NO. So I am just fine on my own.



Not once. Not twice.
All they care is how I should be a good girl.
That daughter, going home on time everyday, taking care of house needs, tending to the elderly.
That girl, that's soft spoken, knows her duties and stays home all the time.
Who are they to judge?! Who are they to say?
When they don't even know half the story?





Nobody know how much I want to stay home.
To tend to the house, to laze around, to be able to feel like home.
To be able to do so, it all comes back to me.
Everything has to start from me
Every. Single. Thing.
But after all I have done, it's back to square one.
Who am I to judge?
Who am I to even say my displeasure?!




Stop judging! Then maybe I will consider.

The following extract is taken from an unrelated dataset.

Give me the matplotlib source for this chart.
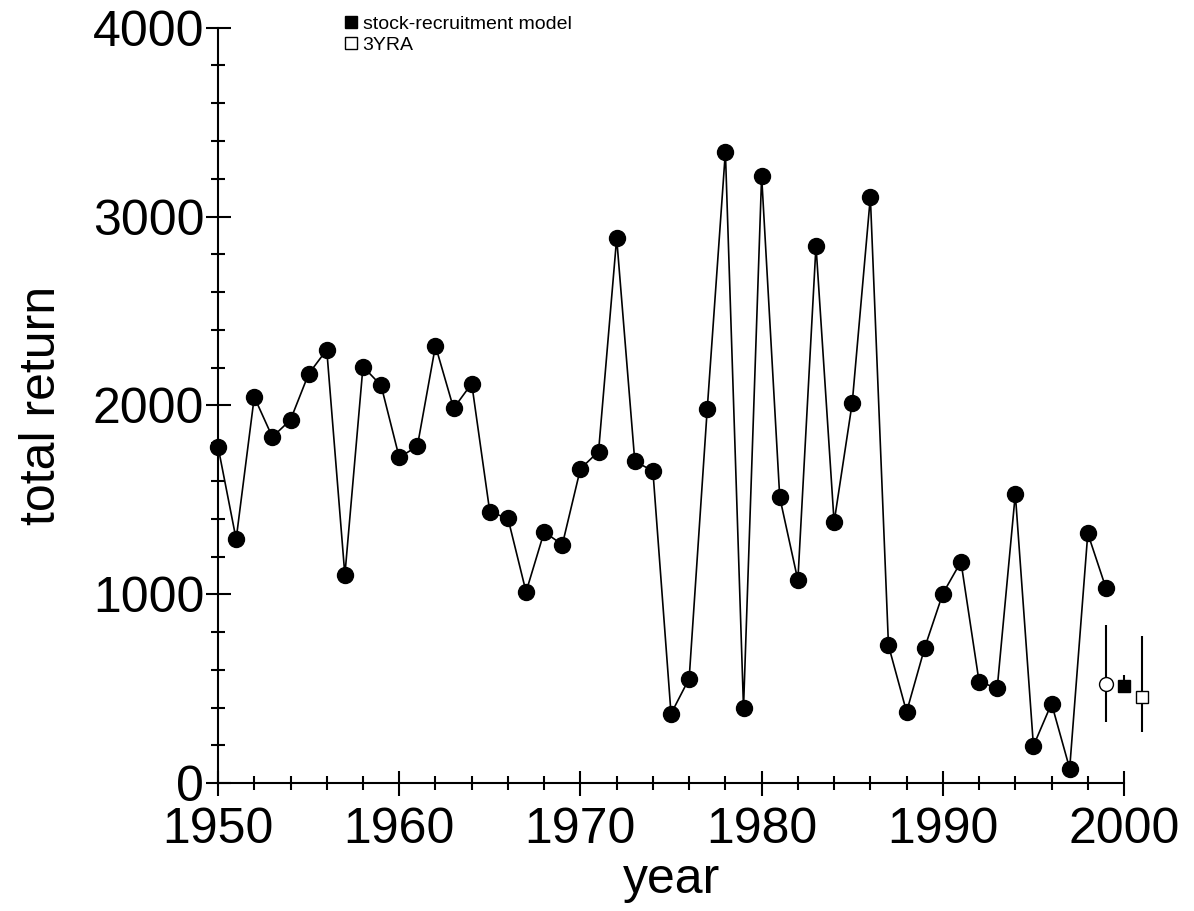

Stop nagging! For I know my duties!
Stop being such a worry sag! For worrying too much does not help one bit!
Stop every single thing! Because I'm freaking tired of this shit!








Nobody wants to know why. So what? I keep my story to myself. Life has so much more to offer than just a broken family. I love my family, but I can't do it alone.





Ohana means Family. And nobody gets left behind.
I won't deny it, you taught me well, and taught me right. What's left of my life, let me explore it.
Thank you to those years you have raised me, lectured me, and spanked me.
Thank you to those years you taught me, scolded me, and loved me in your very own way.
I'm thankful and grateful, but I know you can never feel that from me.





You all just do not know how much Family means to me.